To manage the allocation of staffing resources across the whole organisation, ASIO has developed a strategic workforce plan, which details, among other things: a scan of the current internal and external workforce environment, the challenges facing ASIO over the coming years, and ASIO’s approach to these challenges. The strategic workforce plan is high level and, given its focus, does not address the needs of individual divisions or branches. While systemic workforce shortages have been raised corporately by the security assessment branches, there is no long‐term strategy in place to address these issues or to develop a contingency, or surge capacity, to respond to future changes in demand for security assessments. In practice, ASIO has found it difficult to recruit assessors to perform work on security assessments. The staffing complement of the security assessment areas has been consistently below authorised levels—in early 2012 the shortfall was around 30%.
ASIO’s security assessments range from relatively straightforward checks of names against data holdings to more complex investigations where an in‐depth knowledge of an applicant (for a visa, for example) is obtained, and this knowledge is used to make more informed investigations, evaluations and determinations.
The ANAO examined a sample of 411 cases drawn from six security assessment categories. The results of ANAO’s analysis are very positive: all 411 cases complied with the agency’s defined processes and procedures for security assessments.In 1999 ANAO Audit Report No.7, 1999–2000 on 'Operation of the Classification System for Protecting Sensitive Information' concluded -
- a high proportion of staff had clearances in excess of work requirements;
- some staff had access to information for which they were not cleared, particularly during the long lead time for obtaining initial clearances; and
- most organisations did not maintain the currency of their security clearances.
While security clearance policy and procedures of organisations were consistent with the requirements of the PSM, overall the audit found shortcomings in relation to the management, resourcing and operation of personnel security. Among the organisations examined the audit encountered a backlog of initial clearances, poor clearance aftercare processes, inadequate security information management and a failure to establish and enforce appropriate procedures to re-validate initial clearances in an acceptable timeframe. As a result, these organisations were exposed to breakdowns in the operation of their personnel security process which, amongst other things, may lead to inappropriate access to classified information. This problem is compounded when these issues occur in organisations which have not prepared, or which have inadequate risk management plans to appropriately integrate protective security risk management priorities into the organisation’s overall risk management requirements.

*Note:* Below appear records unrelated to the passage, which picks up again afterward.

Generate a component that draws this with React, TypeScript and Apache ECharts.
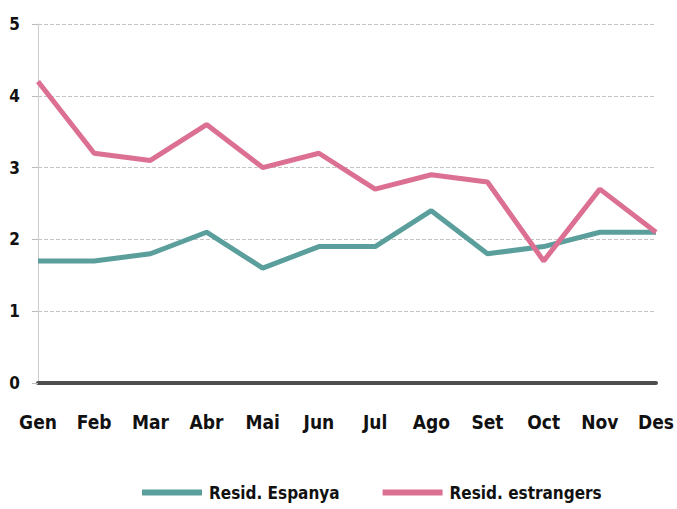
import React, { useEffect, useRef } from "react";
import * as echarts from "echarts";

const months = ["Gen", "Feb", "Mar", "Abr", "Mai", "Jun", "Jul", "Ago", "Set", "Oct", "Nov", "Des"];
const residEspanya = [1.7, 1.7, 1.8, 2.1, 1.6, 1.9, 1.9, 2.4, 1.8, 1.9, 2.1, 2.1];
const residEstrangers = [4.2, 3.2, 3.1, 3.6, 3.0, 3.2, 2.7, 2.9, 2.8, 1.7, 2.7, 2.1];
const seriesNames = ["Resid. Espanya", "Resid. estrangers"];

const FONT = "'Liberation Sans Narrow', 'DejaVu Sans Condensed', sans-serif";

export default function App() {
  const ref = useRef<HTMLDivElement>(null);
  useEffect(() => {
    if (!ref.current) return;
    const chart = echarts.init(ref.current, undefined, { renderer: "svg" });
    chart.setOption({
      animation: false,
      grid: { left: 38, right: 20, top: 24, bottom: 126, containLabel: false },
      legend: {
        bottom: 3,
        left: 137,
        icon: "rect",
        itemWidth: 60,
        itemHeight: 6,
        itemGap: 43,
        textStyle: { fontFamily: FONT, fontWeight: "bold", fontSize: 17, color: "#111", padding: [0, 0, 0, 2] },
        data: seriesNames,
      },
      xAxis: {
        type: "category",
        data: months,
        boundaryGap: false,
        axisLine: { show: true, lineStyle: { color: "#4d4d4d", width: 4 } },
        axisTick: { show: false },
        axisLabel: {
          margin: 29,
          fontFamily: FONT,
          fontWeight: "bold",
          fontSize: 19,
          color: "#111",
        },
      },
      yAxis: {
        type: "value",
        min: 0,
        max: 5,
        interval: 1,
        axisLine: { show: true, lineStyle: { color: "#cccccc", width: 1 } },
        axisTick: { show: true, length: 6, lineStyle: { color: "#bbbbbb" } },
        axisLabel: {
          margin: 18,
          fontFamily: FONT,
          fontWeight: "bold",
          fontSize: 17,
          color: "#111",
        },
        splitLine: { show: true, lineStyle: { color: "#c4c4c4", type: "dashed", width: 1 } },
      },
      series: [
        {
          name: seriesNames[0],
          type: "line",
          data: residEspanya,
          symbol: "none",
          lineStyle: { width: 5, color: "#5b9f9d" },
          itemStyle: { color: "#5b9f9d" },
          z: 3,
        },
        {
          name: seriesNames[1],
          type: "line",
          data: residEstrangers,
          symbol: "none",
          lineStyle: { width: 5, color: "#dc7093" },
          itemStyle: { color: "#dc7093" },
          z: 4,
        },
      ],
    });
    return () => chart.dispose();
  }, []);
  return <div ref={ref} style={{ width: 677, height: 509, position: "absolute", left: 0, top: 0 }} />;
}
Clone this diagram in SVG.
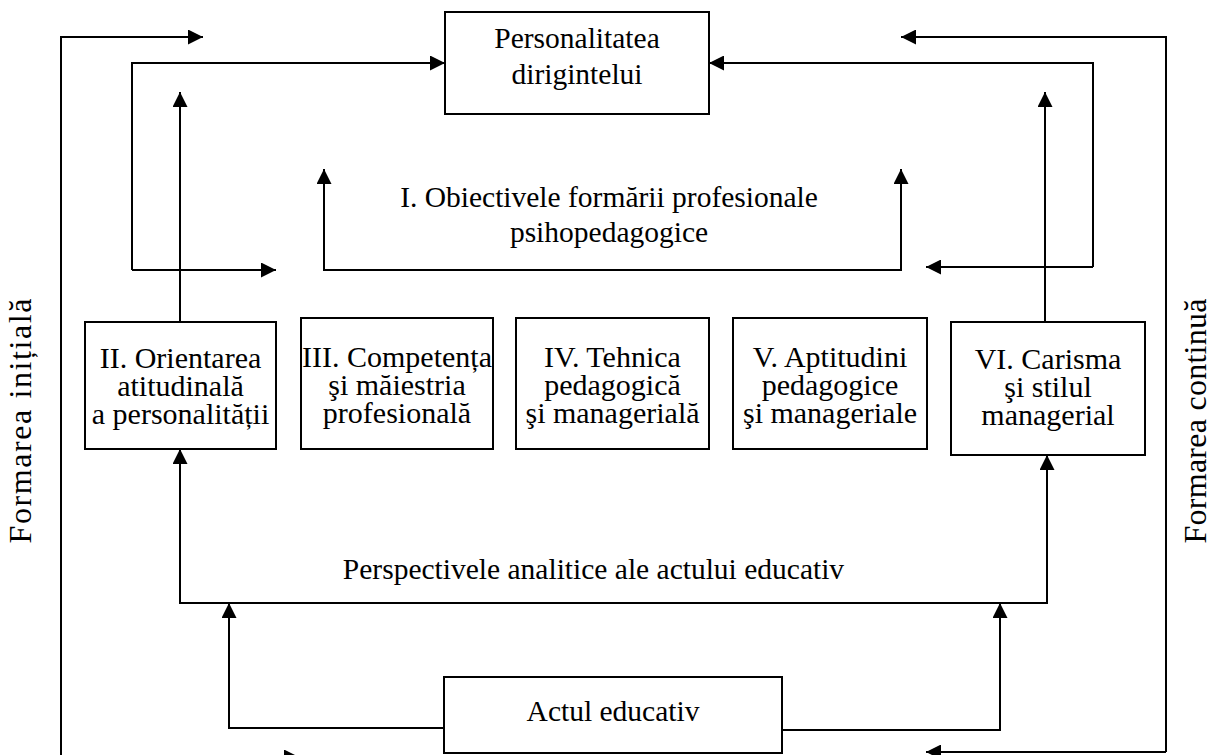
<svg xmlns="http://www.w3.org/2000/svg" width="1216" height="755" viewBox="0 0 1216 755" font-family="'Liberation Serif', 'DejaVu Serif', 'Times New Roman', serif">
<style>
text{font-family:'Liberation Serif','DejaVu Serif','Times New Roman',serif;font-size:29.5px;fill:#000;text-anchor:middle}
.bt{font-size:30px}
.vt{font-size:32px}
.box{fill:#fff;stroke:#000;stroke-width:2}
.ln{fill:none;stroke:#000;stroke-width:2}
</style>
<defs>
<marker id="ah" viewBox="0 0 15 15" refX="15" refY="7.5" markerWidth="15" markerHeight="15" markerUnits="userSpaceOnUse" orient="auto">
<path d="M0,0 L15,7.5 L0,15 Z" fill="#000"/>
</marker>
</defs>
<rect width="1216" height="755" fill="#fff"/>
<g id="connectors">
<path class="ln" d="M61,757 V37 H203" marker-end="url(#ah)"/>
<path class="ln" d="M61,757 H299" marker-end="url(#ah)"/>
<path class="ln" d="M1166,752 V37 H901" marker-end="url(#ah)"/>
<path class="ln" d="M1166,752 H926" marker-end="url(#ah)"/>
<path class="ln" d="M132,270 V63 H445" marker-end="url(#ah)"/>
<path class="ln" d="M132,270 H276" marker-end="url(#ah)"/>
<path class="ln" d="M1093,267 V63 H709" marker-end="url(#ah)"/>
<path class="ln" d="M1093,267 H926" marker-end="url(#ah)"/>
<path class="ln" d="M180,322 V92" marker-end="url(#ah)"/>
<path class="ln" d="M1045,322 V92" marker-end="url(#ah)"/>
<path class="ln" d="M612,270 H324 V169" marker-end="url(#ah)"/>
<path class="ln" d="M612,270 H901 V169" marker-end="url(#ah)"/>
<path class="ln" d="M600,603 H180 V449" marker-end="url(#ah)"/>
<path class="ln" d="M600,603 H1047 V455" marker-end="url(#ah)"/>
<path class="ln" d="M444,728 H229 V603" marker-end="url(#ah)"/>
<path class="ln" d="M782,730 H1000 V603" marker-end="url(#ah)"/>
</g>
<g id="personalitatea">
<rect class="box" x="445" y="12" width="264" height="102"/>
<text x="577" y="48">Personalitatea</text>
<text x="577" y="84">dirigintelui</text>
</g>
<g id="obiective">
<text x="609" y="207">I. Obiectivele formării profesionale</text>
<text x="609" y="242">psihopedagogice</text>
</g>
<g id="n2">
<rect class="box" x="85" y="322" width="191" height="127"/>
<text class="bt" x="180.5" y="368">II. Orientarea</text>
<text class="bt" x="180.5" y="396">atitudinală</text>
<text class="bt" x="180.5" y="424">a personalității</text>
</g>
<g id="n3">
<rect class="box" x="301" y="318" width="192" height="131"/>
<text class="bt" x="397" y="367">III. Competența</text>
<text class="bt" x="397" y="395">şi măiestria</text>
<text class="bt" x="397" y="423">profesională</text>
</g>
<g id="n4">
<rect class="box" x="516" y="318" width="193" height="131"/>
<text class="bt" x="612.5" y="367">IV. Tehnica</text>
<text class="bt" x="612.5" y="395">pedagogică</text>
<text class="bt" x="612.5" y="423">şi managerială</text>
</g>
<g id="n5">
<rect class="box" x="733" y="318" width="194" height="131"/>
<text class="bt" x="830" y="367">V. Aptitudini</text>
<text class="bt" x="830" y="395">pedagogice</text>
<text class="bt" x="830" y="423">şi manageriale</text>
</g>
<g id="n6">
<rect class="box" x="951" y="322" width="194" height="133"/>
<text class="bt" x="1048" y="369">VI. Carisma</text>
<text class="bt" x="1048" y="397">şi stilul</text>
<text class="bt" x="1048" y="425">managerial</text>
</g>
<g id="perspective">
<text x="593.5" y="579">Perspectivele analitice ale actului educativ</text>
</g>
<g id="actul">
<rect class="box" x="444" y="677" width="338" height="76"/>
<text x="613" y="721">Actul educativ</text>
</g>
<g id="formare-initiala">
<text class="vt" transform="translate(31,421) rotate(-90)" textLength="245">Formarea inițială</text>
</g>
<g id="formare-continua">
<text class="vt" transform="translate(1206,421) rotate(-90)" textLength="245">Formarea continuă</text>
</g>
</svg>
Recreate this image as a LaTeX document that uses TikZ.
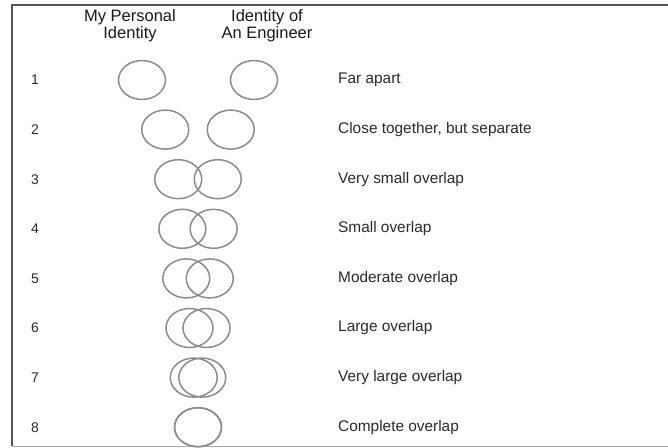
\documentclass[tikz,border=0pt]{standalone}
\usepackage{fontspec}
\setmainfont{Liberation Sans}
\usetikzlibrary{shapes.geometric}
\definecolor{txt}{HTML}{2A2A2A}
\definecolor{ring}{HTML}{8C8C8C}
\definecolor{frame}{HTML}{555555}
\definecolor{frameb}{HTML}{AAAAAA}
\begin{document}
\begin{tikzpicture}[x=1pt,y=-1pt,
  idring/.style={ellipse,draw=ring,line width=1.5pt,minimum width=47pt,minimum height=39pt,inner sep=0pt},
  rownum/.style={text=txt,font=\fontsize{14}{16}\selectfont,inner sep=0pt},
  rowlabel/.style={text=txt,font=\fontsize{15.4}{18}\selectfont,anchor=west,inner sep=0pt},
  header/.style={text=black!90,font=\fontsize{16.5}{17.5}\selectfont,align=center,inner sep=0pt,anchor=north}]
\useasboundingbox (0,0) rectangle (668,447);
\fill[white] (0,0) rectangle (668,447);
\draw[frame,line width=2pt] (12,446) -- (12,5) -- (668,5);
\draw[frameb,line width=1pt] (12,446) -- (668,446);
\node[header] (h1) at (130,9) {My Personal\\Identity};
\node[header] (h2) at (267,9) {Identity of\\An Engineer};
\foreach \i/\d/\lab in {1/56/Far apart,2/32.75/{Close together, but separate},3/19.75/Very small overlap,4/15.65/Small overlap,5/11.75/Moderate overlap,6/8.5/Large overlap,7/4.25/Very large overlap,8/0/Complete overlap}{
  \pgfmathsetmacro\yy{80+49.6*(\i-1)}
  \node[rownum] (n\i) at (35,\yy) {\i};
  \node[idring] (p\i) at (198-\d,\yy) {};
  \node[idring] (e\i) at (198+\d,\yy) {};
  \node[rowlabel] (l\i) at (338,\yy) {\lab};
}
\end{tikzpicture}
\end{document}
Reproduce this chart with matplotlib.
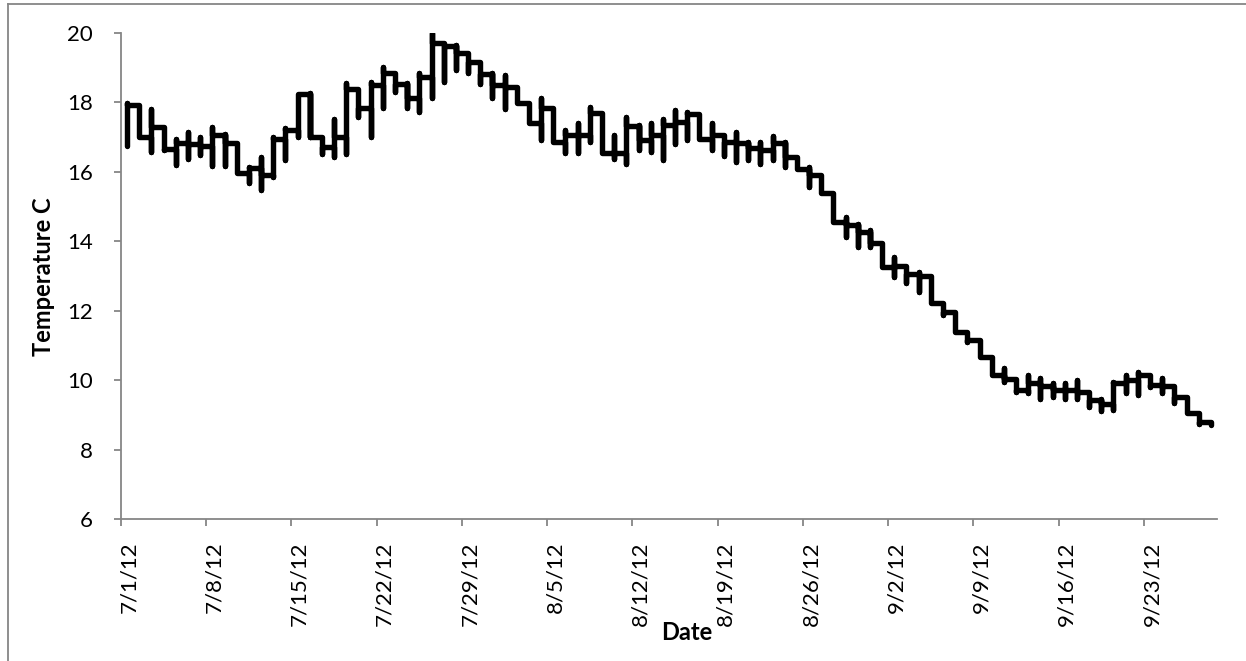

In light of this situation, the ANAO suggests that all organisations with a personnel security requirement review their personnel security arrangements as a matter of priority. This review should include, but not necessarily be limited to:
- carrying out a risk management review of protective security arrangements and integrating the results of the review into organisation-wide risk planning;
- developing and implementing a process for clearing any backlog of initial clearances;
- actively seeking ways to reduce the processing cycle time for security clearances, in conjunction with vetting service providers and contributors;
- implementing appropriate information support systems to effectively support the management of personnel security; and
- establishing processes for clearing any backlog of security clearance reviews and ensuring timely reviews in the future.